The submission was filed by the Advisers’ Committee for Investors, a group set up after LMIM went into voluntary administration in March. The submission, made late last week, was to an Australian senate committee which is looking into the ability of the Australian Securities and Investments Commission to do its job.
In the submission, which was made public today, the ACI brought into question the role the regulator played in the downfall of LMIM’s funds and the eventual collapse of the business.
In an opening letter to the committee, ACI chairperson Simon Litster said: “Since LMIM went into voluntary administration on 19 March 2013 the ACI has become increasingly concerned over the sequence of events that has failed to protect the interests of investors both on a domestic and international basis and calls into question the structure, organization and fairness of Australia’s regulatory system.
“The handling of LMIM’s collapse by those that were granted access and responsibility has not been satisfactory.

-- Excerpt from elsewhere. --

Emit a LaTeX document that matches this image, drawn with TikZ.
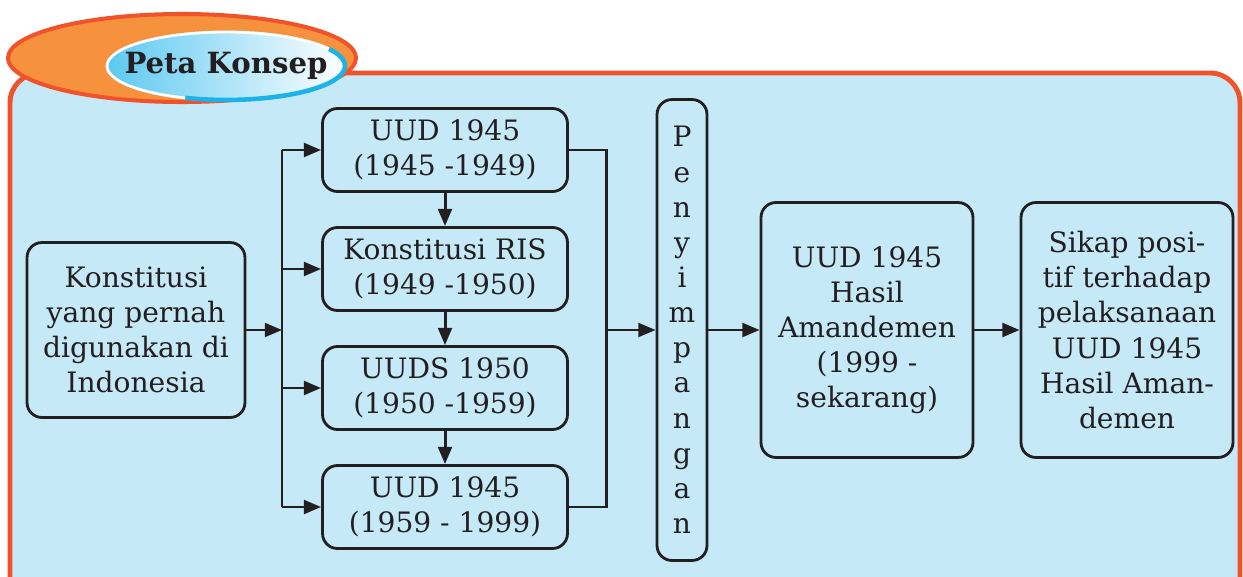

Investors have been left confused and distressed.”
Litster added that the organisation prepared its submission, based on its “practical observations stemming from the LMIM collapse and the resulting questions concerning ASIC’s role as an effective regulator of Australia’s corporate laws and laws relating to consumer protection and the regulation of financial markets, products and services”.
The relatively damning submission from the ACI catalogues the series of events which they believe led to the collapse of LMIM and its funds, which, the ACI points out, will result for some investors in the “loss of their life savings”.
The ACI represents around 40% of the funds which were managed by LMIM and has been formed through close cooperation between advisers in the Middle and Far East, Asia and Europe.